Describe the apply() function from the pandas library. What is its purpose? Using apply() to various class objects is an alternative (potentially preferable approach) to writing what other type of command? Why do you think apply() could be a preferred approach?

The apply() function from the pandas library is used to apply a certain function to all rows or columns in a data frame. Arguments within the command determine what function, either from previous code, another library, or a lamda function, is used as well as where to apply the function. This function is an alternative to applying a for loop to a series of data. Using apply() is more concise and may be faster in some cases.

Also describe an alternative approach to filtering the number of columns in a data frame. Instead of using .iloc, what other approach might be used to select, filter and assign a subset number of variables to a new data frame?
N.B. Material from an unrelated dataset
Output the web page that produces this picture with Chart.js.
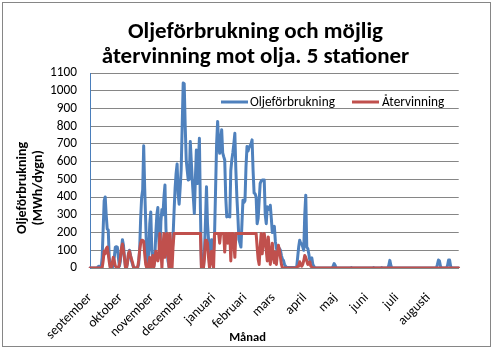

Another approach to filtering the number of columns in a data frame is by selecting which columns you need using brackets and the string labels for each column. The example below assigns outcomes from two columns in the data set to a new data frame. If only one column is subset, only one set of brackets is used. If more than one columns are needed, two sets of brackets are necessary.

new_df = df[['year', 'country']]

References

Gazarov, Petr. “What Is an API? In English, Please.” FreeCodeCamp, 26 Mar. 2020, www.freecodecamp.org/news/what-is-an-api-in-english-please-b880a3214a82/.

“IO Tools (Text, CSV, HDF5, …).” IO Tools (Text, CSV, HDF5, …) - Pandas 1.2.2 Documentation, pandas.pydata.org/pandas-docs/stable/user_guide/io.html.

“Pandas.DataFrame.apply.” Pandas.DataFrame.apply - Pandas 1.2.2 Documentation, pandas.pydata.org/pandas-docs/stable/reference/api/pandas.DataFrame.apply.html.